In the beginning, the American military trainers confined themselves to
training compounds due to security concerns in Pakistan. However, they had now started
accompanying Pakistani troops on special guerrilla operations against the
Taliban, eventually leading to the Wednesday incident in Dir Lower which shares
a border with Afghanistan
and with the restive Swat district, where the Army had carried out a massive
military operation last year.
Pakistani press reports indicated that the American soldiers were part of a
$100 million Pentagon-funded training program which is meant to equip the Frontier
Corps with new body armor, vehicles, and surveillance equipment, and plans to
spend $75 million more during the next year. As per the program, the Pentagon
intended to spend around $400 million more in the next few years to train and
equip the Frontier Corps. This is in addition to a 7.5 billion dollars US
assistance for the next five years announced last year under controversial the Kerry-Lugar
Act.
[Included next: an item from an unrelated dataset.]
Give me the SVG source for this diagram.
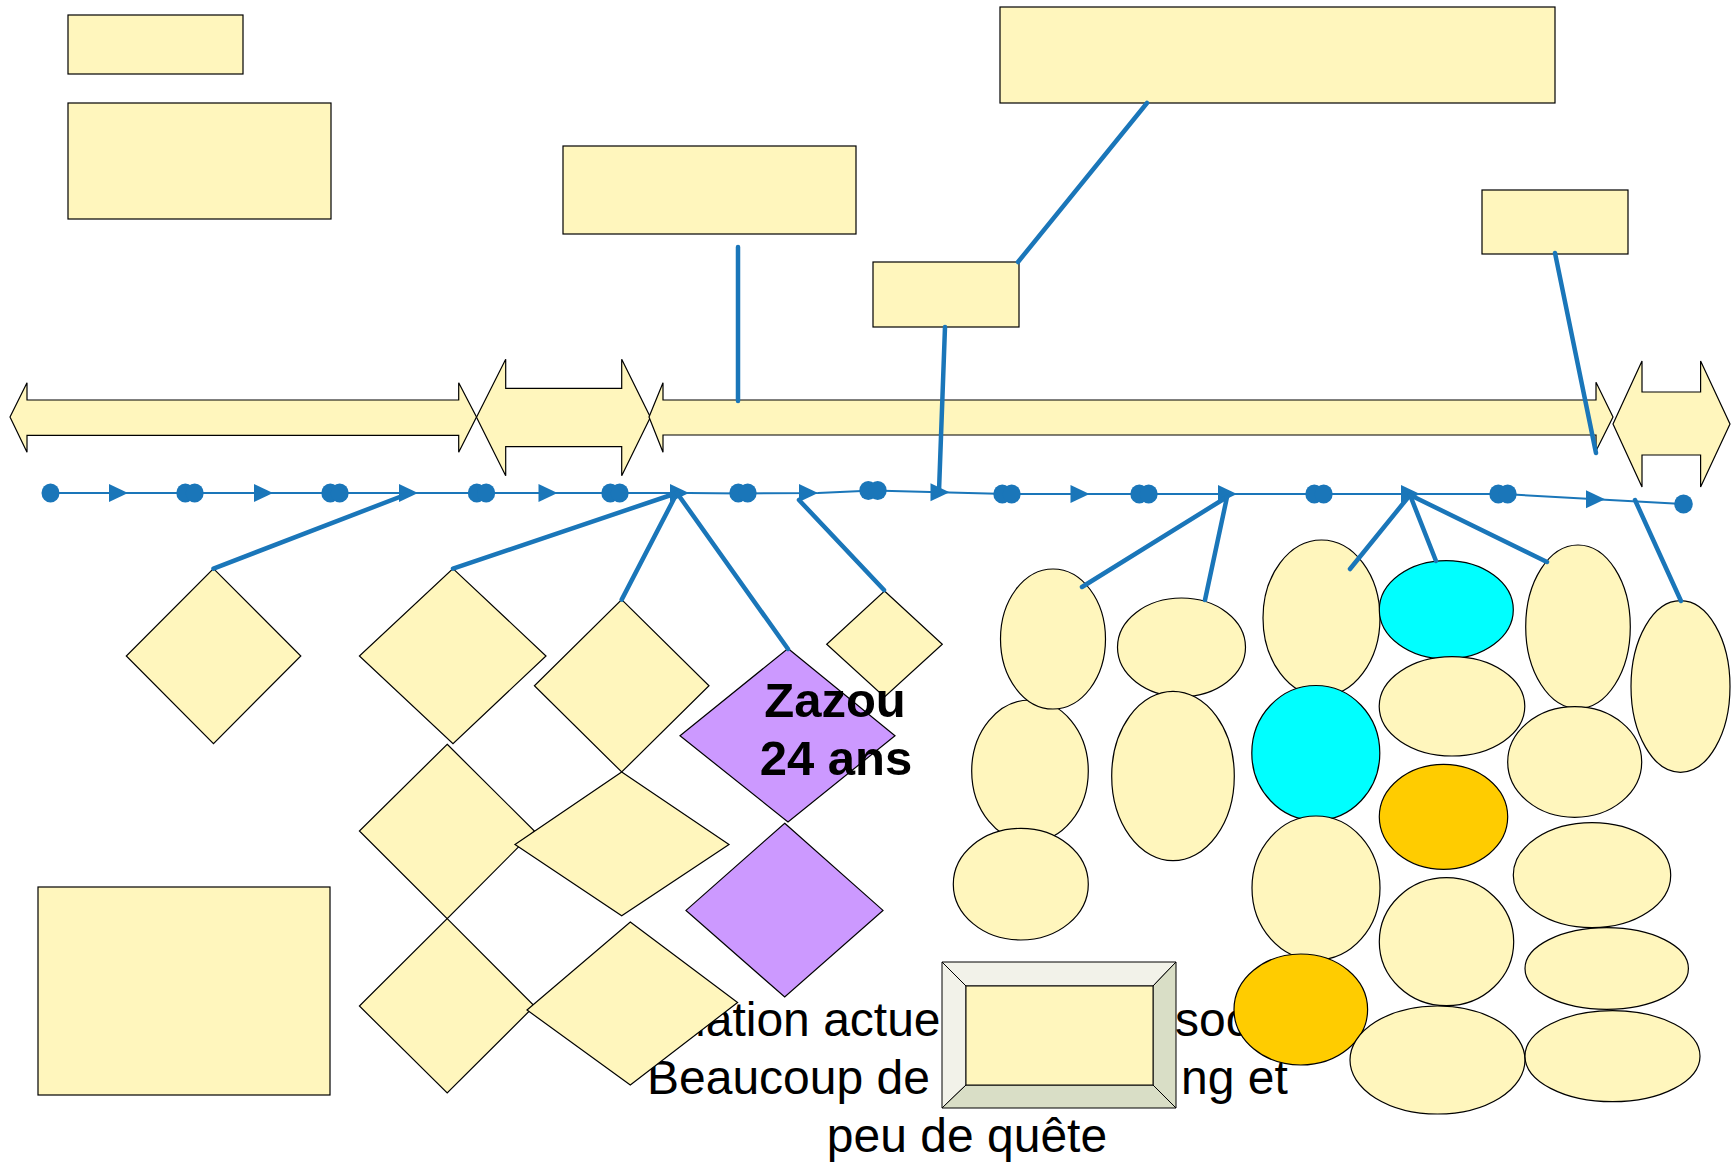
<svg xmlns="http://www.w3.org/2000/svg" width="1732" height="1167" viewBox="0 0 1732 1167">
<style>
.y{fill:#FFF6BD;stroke:#000;stroke-width:1.2}
.p{fill:#CC99FF;stroke:#000;stroke-width:1.2}
.c{fill:#00FFFF;stroke:#000;stroke-width:1.2}
.o{fill:#FFCC00;stroke:#000;stroke-width:1.2}
.con{stroke:#1A76B9;stroke-width:4.5;fill:none;stroke-linecap:round}
.tl{stroke:#1A76B9;stroke-width:2;fill:none}
.mk{fill:#1A76B9}
.t{font-family:"Liberation Sans",Arial,sans-serif;font-size:48px;fill:#000}
.b{font-weight:bold;font-size:49px}
</style>
<defs>
<g id="dd"><ellipse cx="-4.7" cy="0" rx="9" ry="9.5"/><ellipse cx="4.7" cy="0" rx="9" ry="9.5"/></g>
<polygon id="tri" points="0,-9 19,0 0,9"/>
</defs>
<rect width="1732" height="1167" fill="#fff"/>

<g id="text-situation">
<text class="t"><tspan x="623" y="1036">Situation actuelle de la</tspan><tspan x="1175" y="1036">société</tspan><tspan x="647" y="1094">Beaucoup de leveli</tspan><tspan x="1181" y="1094">ng et</tspan><tspan x="967" y="1152" text-anchor="middle">peu de quête</tspan></text>
</g>

<g id="arrows">
<polygon id="arrow-left" class="y" points="10,417 27,382.7 27,400 458.7,400 458.7,382.7 476.5,417 458.7,452.3 458.7,435.3 27,435.3 27,452.3"/>
<polygon id="arrow-mid" class="y" points="476.5,417.3 505.7,359.3 505.7,388.3 621.7,388.3 621.7,359.3 650.4,417.3 621.7,475.7 621.7,446.7 505.7,446.7 505.7,475.7"/>
<polygon id="arrow-long" class="y" points="649,417 663,382.7 663,400 1596,400 1596,382.3 1613,417 1596,451 1596,435 663,435 663,452.3"/>
<polygon id="arrow-right" class="y" points="1613,424 1642,361 1642,392 1700.6,392 1700.6,361 1730,424 1700.6,487 1700.6,455 1642,455 1642,487"/>
</g>

<g id="boxes">
<rect id="r1" class="y" x="68" y="15" width="175" height="59"/>
<rect id="r2" class="y" x="68" y="103" width="263" height="116"/>
<rect id="ra" class="y" x="563" y="146" width="293" height="88"/>
<rect id="rb" class="y" x="873" y="262" width="146" height="65"/>
<rect id="rbig" class="y" x="1000" y="7" width="555" height="96"/>
<rect id="rc" class="y" x="1482" y="190" width="146" height="64"/>
<rect id="rbl" class="y" x="38" y="887" width="292" height="208"/>
</g>

<g id="bevel">
<polygon points="942,962 1176,962 1153,986 966,986" fill="#F2F2E9" stroke="#000" stroke-width="1"/>
<polygon points="942,962 966,986 966,1085 942,1108" fill="#F2F2E9" stroke="#000" stroke-width="1"/>
<polygon points="1176,962 1176,1108 1153,1085 1153,986" fill="#D9DEC6" stroke="#000" stroke-width="1"/>
<polygon points="942,1108 966,1085 1153,1085 1176,1108" fill="#D9DEC6" stroke="#000" stroke-width="1"/>
<rect x="966" y="986" width="187" height="99" fill="#FFF6BD" stroke="#000" stroke-width="1"/>
</g>

<g id="diamonds">
<polygon id="d1" class="y" points="213.5,568.6 300.8,656 213.5,743.6 126.3,656"/>
<polygon id="d2" class="y" points="453,568.6 546,656 453,743.6 359.4,656"/>
<polygon id="d3" class="y" points="621.7,599.6 709,685.7 621.7,772 534.4,685.7"/>
<polygon id="dsmall" class="y" points="884.5,591 942.3,644.3 884.5,697 826.7,644.3"/>
<polygon id="zazou" class="p" points="788,648.5 895,735.7 788,822 680,735.7"/>
<polygon id="d4" class="y" points="447.2,744.3 534.4,831 447.2,918.6 359.4,831"/>
<polygon id="d5" class="y" points="621.7,772 729,844.6 621.7,915.7 515,844.6"/>
<polygon id="purple2" class="p" points="784.7,823.2 883,910.4 784.7,997 686,910.4"/>
<polygon id="d6" class="y" points="447.2,918.6 534.4,1006 447.2,1093 359.4,1006"/>
<polygon id="d7" class="y" points="630.3,922 737.6,1002.5 630.3,1085 527,1010"/>
</g>

<g id="ellipses">
<ellipse id="e2" class="y" cx="1181.5" cy="647.3" rx="64" ry="49.3"/>
<ellipse id="e7" class="y" cx="1173" cy="776" rx="61.3" ry="84.7"/>
<ellipse id="e3" class="y" cx="1321.5" cy="618" rx="58.5" ry="78"/>
<ellipse id="cyan2" class="c" cx="1315.8" cy="753" rx="64" ry="67.5"/>
<ellipse id="e11" class="y" cx="1316" cy="888" rx="64" ry="72"/>
<ellipse id="orange2" class="o" cx="1300.8" cy="1009.5" rx="66.8" ry="55.5"/>
<ellipse id="e6" class="y" cx="1030" cy="771" rx="58.3" ry="71"/>
<ellipse id="e1" class="y" cx="1053" cy="639" rx="52.5" ry="70"/>
<ellipse id="e10" class="y" cx="1020.8" cy="884.2" rx="67.5" ry="55.8"/>
<ellipse id="cyan1" class="c" cx="1446.3" cy="609.8" rx="67" ry="49.2"/>
<ellipse id="e8" class="y" cx="1452" cy="706.3" rx="72.8" ry="49.7"/>
<ellipse id="orange1" class="o" cx="1443.5" cy="816.8" rx="64.2" ry="52.5"/>
<ellipse id="e13" class="y" cx="1446.5" cy="941.7" rx="67.2" ry="64"/>
<ellipse id="e4" class="y" cx="1578" cy="626.7" rx="52.3" ry="81.7"/>
<ellipse id="e9" class="y" cx="1574.7" cy="762" rx="67" ry="55.3"/>
<ellipse id="e12" class="y" cx="1592" cy="875.2" rx="78.7" ry="52.5"/>
<ellipse id="e14" class="y" cx="1606.7" cy="968.5" rx="81.7" ry="40.8"/>
<ellipse id="e5" class="y" cx="1680.5" cy="686.5" rx="49.5" ry="85.8"/>
<ellipse id="e15" class="y" cx="1437.5" cy="1060" rx="87.5" ry="54"/>
<ellipse id="e16" class="y" cx="1612.5" cy="1056.2" rx="87.5" ry="45.5"/>
</g>

<g id="connectors">
<polyline class="tl" points="50.5,493 689,493 743,493.5 818,493 873,490.5 949,492.5 1007,494 1503,494 1596,499.3 1683,504"/>
<g class="mk">
<ellipse cx="50.5" cy="493" rx="9" ry="9.5"/>
<ellipse cx="1683.5" cy="504" rx="9.3" ry="9.5"/>
<use href="#dd" x="190" y="493"/>
<use href="#dd" x="335" y="493"/>
<use href="#dd" x="481.5" y="493"/>
<use href="#dd" x="615" y="493"/>
<use href="#dd" x="743" y="493"/>
<use href="#dd" x="873" y="490.5"/>
<use href="#dd" x="1007" y="494"/>
<use href="#dd" x="1144" y="494"/>
<use href="#dd" x="1319" y="494"/>
<use href="#dd" x="1503" y="494"/>
<use href="#tri" x="109" y="493"/>
<use href="#tri" x="254" y="493"/>
<use href="#tri" x="399" y="493"/>
<use href="#tri" x="538.5" y="493"/>
<use href="#tri" x="670" y="493"/>
<use href="#tri" x="799" y="493"/>
<use href="#tri" x="930.5" y="492.3"/>
<use href="#tri" x="1070.5" y="494"/>
<use href="#tri" x="1218" y="494"/>
<use href="#tri" x="1401" y="494"/>
<use href="#tri" x="1586" y="499.3"/>
</g>
<line class="con" x1="213.5" y1="568.6" x2="410" y2="493"/>
<line class="con" x1="453" y1="568.6" x2="677" y2="493"/>
<line class="con" x1="621.7" y1="599.6" x2="677" y2="493"/>
<line class="con" x1="788" y1="649" x2="677" y2="493"/>
<line class="con" x1="884" y1="590" x2="799" y2="500"/>
<line class="con" x1="1082" y1="587" x2="1227" y2="497"/>
<line class="con" x1="1205" y1="600" x2="1227" y2="497"/>
<line class="con" x1="1350" y1="569" x2="1410" y2="495"/>
<line class="con" x1="1436" y1="561" x2="1410" y2="495"/>
<line class="con" x1="1547" y1="562" x2="1410" y2="495"/>
<line class="con" x1="1681" y1="601" x2="1635" y2="500"/>
<line class="con" x1="738" y1="247" x2="738" y2="401"/>
<line class="con" x1="945" y1="327" x2="939" y2="491"/>
<line class="con" x1="1018" y1="262" x2="1147" y2="103"/>
<line class="con" x1="1555" y1="253" x2="1596" y2="453"/>
</g>

<g id="label-zazou">
<text class="t b" text-anchor="middle"><tspan x="835" y="717">Zazou</tspan><tspan x="836" y="775">24 ans</tspan></text>
</g>
</svg>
But behind the scenes the US is engaged
in other ways. Over the past decade it has given over $12bn in cash directly to
the military to subsidize the costs of fighting the Taliban and al-Qaida. Ominously,
part of the money doled out to Pakistan's
mercenary army by the Pentagon is for what United States Special Operations
Command (USSOC) calls Foreign Internal Defense (FID) a key pillar of Special
Forces' Unconventional Warfare doctrine.